Thinking Vegetarian in Mongolia? Think Again! A Vegetarian Survival Guide to Mongolia by Matthew Lynch

Vegetarians beware.


There may be plenty of vegetarian dining options in Ulaanbaatar, the capitol city of Mongolia, but if you are planning a trip to Outer Mongolia, make it a short one. Or bring lots and lots of your own food supplies.

Let me take you to Tosontsengel, in Northwestern Outer Mongolia, where we are treated to an old-style Mongolian Barbeque …’A Feast For Kings’:


The sheep is slaughtered using the traditional technique – I’ll spare you the gory details here, but just imagine that scene from Indiana Jones and the Temple of Doom, and you’ll get the picture.

First course is a rich mutton broth made from the water in which the internal organs have been boiling away for the last three hours.

Second course, you guessed it, the organs are presented to the guests of honour first – slopped into a steel bowl and placed at your feet with the handle of a large, sharp knife that has been made for meat-eating pointed in your direction. Dive in and carve off a piece of lung, kidney, or heart for your dining pleasure.


The organs are the most nutritious, and therefore the most highly prized part of the animal. Mongolia freezes over during their long, harsh winters, and the nomadic herding lifestyle has evolved in response to act as a family’s energy store through the cold months; hence Mongolians’ love of meat, meat, and more meat…

…Third course? Another version of mutton broth, to cleanse your palette – this one richer than the first, if that is possible, made from the water the rest of the carcass has been simmering in for the last three hours…

Don’t forget the condiments! Pickled green tomatoes, potent wild onions, zesty pickled beetroot, and perhaps some baby boiled potatoes. Mongolia’s growing season is short, and conditions harsh [try growing vegetables in the Gobi Desert!], so if you are lucky enough to be served veggies in the countryside than know that you are truly being treated as royalty.


Fourth course is slightly more recognisable cuts of meat served up in another bowl, with more knife handles pointed at your belly so that you can hack a chunk of meat from the bone you’ve picked. Wipe the grease from your hands on the leather bridle which is passed around the yurt; clean your hands and keep your hosts’ riding equipment soft and supple at the same time.

Take another sip of the traditional, ubiquitous salty milk tea called ‘tsu-te-tse’; milk is another highly nutritious product of the nomads’ animal herds, and is preserved by making it into cheeses and yoghurts. Diluting milk in tea is another way to stretch this precious resource further. Then, brace yourself for the next course.

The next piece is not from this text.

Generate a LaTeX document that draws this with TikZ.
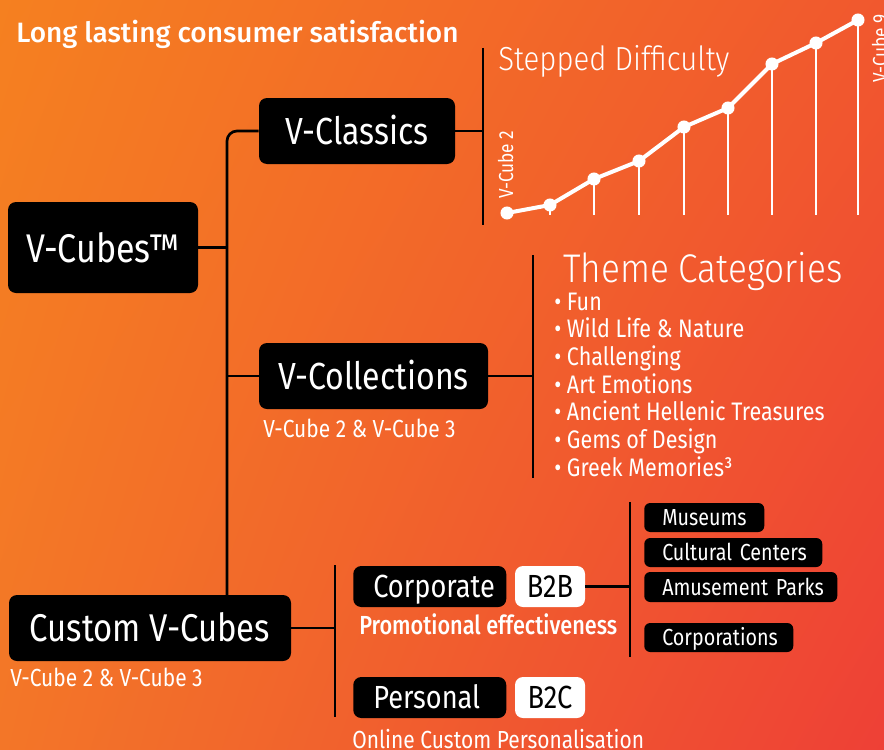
\documentclass[tikz,border=0pt]{standalone}
\usepackage{fontspec}
\setmainfont{Fira Sans}[FakeStretch=0.85]
\newfontfamily\lightfont{Fira Sans Light}[FakeStretch=0.88]
\newfontfamily\mediumfont{Fira Sans Medium}[FakeStretch=0.83]
\newfontfamily\titlefont{Fira Sans Medium}
\usetikzlibrary{shadings}
\definecolor{bgorange}{RGB}{245,128,32}
\definecolor{bgorangered}{RGB}{241,88,46}
\definecolor{bglowleft}{RGB}{243,118,40}
\definecolor{bgred}{RGB}{238,64,54}

\tikzset{
  darkbox/.style={fill=black, text=white, rounded corners=6pt, inner sep=0pt, text depth=0pt},
  whitebox/.style={fill=white, text=black, rounded corners=6pt, inner sep=0pt, text depth=0pt},
  leftbox/.style={darkbox, anchor=west, text width=#1, align=left,
    execute at begin node=\hspace*{15pt}},
  tagbox/.style={darkbox, rounded corners=4.5pt, anchor=west, text width=#1, align=left,
    minimum height=21.75pt, text height=12pt, font=\fontsize{17.4}{20}\selectfont,
    execute at begin node=\hspace*{13.5pt}},
  link/.style={line width=2pt, black},
  whitetext/.style={text=white, inner sep=0pt, anchor=base west},
  curve/.style={white, line width=3pt, line join=round},
  tick/.style={white, line width=1.1pt},
}

\begin{document}
\begin{tikzpicture}[x=0.75pt, y=-0.75pt]
  % background
  \shade[upper left=bgorange, upper right=bgorangered, lower left=bglowleft, lower right=bgred]
    (0,0) rectangle (884,749);
  \useasboundingbox (0,0) rectangle (884,749);

  % title
  \node[whitetext, font=\titlefont\fontsize{21}{24}\selectfont] (title) at (16,43)
    {Long lasting consumer satisfaction};

  % main boxes
  \node[darkbox, minimum width=142.5pt, minimum height=68.25pt, text height=21.75pt,
    font=\fontsize{30}{34}\selectfont] (vcubes) at (103,247.5) {V-Cubes™};
  \node[darkbox, minimum width=147pt, minimum height=49.5pt, text height=19.5pt,
    font=\fontsize{28.3}{32}\selectfont] (vclassics) at (357,131) {V-Classics};
  \node[darkbox, minimum width=171.75pt, minimum height=49.5pt, text height=19.5pt,
    font=\fontsize{28.3}{32}\selectfont] (vcollections) at (373.5,376) {V-Collections};
  \node[darkbox, minimum width=211.5pt, minimum height=49.5pt, text height=20.5pt,
    font=\fontsize{29}{33}\selectfont] (custom) at (150,628) {Custom V-Cubes};

  % trunk
  \coordinate (trunkend) at (227,595);
  \draw[link, rounded corners=7.5pt] (vclassics.west) -| (trunkend);
  \draw[link] (vcubes.east) -- (vcubes.east -| trunkend);
  \draw[link] (vcollections.west) -- (vcollections.west -| trunkend);

  % sub labels
  \node[whitetext, font=\fontsize{18.5}{22}\selectfont] (collsub) at (263,437) {V-Cube 2 \& V-Cube 3};
  \node[whitetext, font=\fontsize{18.5}{22}\selectfont] (customsub) at (10,686) {V-Cube 2 \& V-Cube 3};

  % stepped difficulty
  \coordinate (classtop) at (483,48);
  \coordinate (classbot) at (483,225);
  \draw[link] (classtop) -- (classbot);
  \draw[link] (vclassics.east) -- (vclassics.east -| classtop);
  \node[whitetext, font=\lightfont\fontsize{25}{28}\selectfont] (stepped) at (498,70) {Stepped Difficulty};
  \coordinate (chartbase) at (0,215);
  \foreach \px/\py [count=\i] in {507/213, 550/205, 594/179, 639/161, 684/127, 728/108, 772/64, 816/43, 858/20}
    \coordinate (p\i) at (\px,\py);
  \foreach \i in {2,...,9}
    \draw[tick] (p\i) -- (p\i |- chartbase);
  \draw[curve] (p1) \foreach \i in {2,...,9} { -- (p\i) };
  \foreach \i in {1,...,9}
    \fill[white] (p\i) circle (4.9pt);
  \node[whitetext, rotate=90, font=\fontsize{15.2}{17}\selectfont] (cube2) at (513,199) {V-Cube 2};
  \node[whitetext, rotate=90, font=\fontsize{15.2}{17}\selectfont] (cube9) at (887,83) {V-Cube 9};

  % theme categories
  \coordinate (themetop) at (533,255);
  \coordinate (themebot) at (533,478);
  \draw[link] (themetop) -- (themebot);
  \draw[link] (vcollections.east) -- (vcollections.east -| themetop);
  \node[whitetext, font=\lightfont\fontsize{30}{33}\selectfont] (themes) at (563,282) {Theme Categories};
  \foreach \item [count=\i] in {Fun, Wild Life \& Nature, Challenging, Art Emotions,
      Ancient Hellenic Treasures, Gems of Design, Greek Memories³}
    \node[whitetext, font=\fontsize{19}{22}\selectfont] (theme\i) at ({554},{310+(\i-1)*27.7}) {• \item};

  % custom branch
  \coordinate (custtop) at (335,565);
  \coordinate (custbot) at (335,717);
  \draw[link] (custtop) -- (custbot);
  \draw[link] (custom.east) -- (custom.east -| custtop);
  \node[leftbox=114.75pt, minimum height=30.75pt, text height=16.5pt,
    font=\fontsize{24}{27}\selectfont] (corporate) at (353,586.5) {Corporate};
  \node[whitebox, minimum width=52.5pt, minimum height=30.75pt, text height=16.5pt,
    font=\fontsize{24}{27}\selectfont] (b2b) at (550,586.5) {B2B};
  \node[leftbox=114.75pt, minimum height=30.75pt, text height=16.5pt,
    font=\fontsize{24}{27}\selectfont] (personal) at (353,697.5) {Personal};
  \node[whitebox, minimum width=52.5pt, minimum height=30.75pt, text height=16.5pt,
    font=\fontsize{24}{27}\selectfont] (b2c) at (550,697.5) {B2C};
  \node[whitetext, font=\mediumfont\fontsize{19.6}{22}\selectfont] (promo) at (359,634) {Promotional effectiveness};
  \node[whitetext, font=\fontsize{18.5}{22}\selectfont] (online) at (352,748) {Online Custom Personalisation};

  % B2B targets
  \coordinate (b2btop) at (630,502);
  \coordinate (b2bbot) at (630,657);
  \draw[link] (b2btop) -- (b2bbot);
  \draw[link] (b2b.east) -- (b2b.east -| b2btop);
  \node[tagbox=90pt] (museums) at (644,517.5) {Museums};
  \node[tagbox=133.5pt] (cultural) at (644,552.5) {Cultural Centers};
  \node[tagbox=144.75pt, minimum height=22.5pt] (amusement) at (644,587) {Amusement Parks};
  \node[tagbox=111.75pt] (corporations) at (644,637.5) {Corporations};
\end{tikzpicture}
\end{document}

The fifth course you will not have seen before: the boiled sheep’s stomach, bulging with its mystery contents, is presented on a platter. Your host produces his knife with a flourish, and deftly opens the sac to reveal… the sheep’s head, whose lips have been drawn back into a macabre smile when its hair was singed off in preparation for your meal.

A couple more slices of his knife, and the tripe bag opens to reveal the sheep’s shins and hooves, which have also been singed, and stuffed in along with the ‘happy’ head, whose jaw now drops open with a dull ‘thud’, turning its grin into a toothy guffaw.

But wait, there’s more! …the fatty tail pad has been scooped out, filled with minced meat, sewn shut and boiled next to the stuffed stomach for the last three hours – it is this part that was considered to be Ghengis’ favorite meal – A Feast Fit For The Khan.


Vegetarian Survival Guide to Mongolia:

  1. Cling to the first piece of meat offered to you and nurse it through your entire meal. If you pick this bone clean your hosts will only offer you more.

2. Hold your breath when sipping the organ stew. Have some bottled water or fruit juice nearby in your canteen to wash the taste out of your mouth.

3. Beam with delight when offered pickled vegges or [on the very rare occasion] green salad to encourage your host to offer you more.

4. Sit next to a friendly carnivore whom you can offload your meat dishes upon when nobody is looking.

5. Clap your hands like a madwoman when the yoghurt appears. If you do this well, it will be lovingly prepared with clotted cream and sugar as you swallow back your drool. Your belly will thank you for this.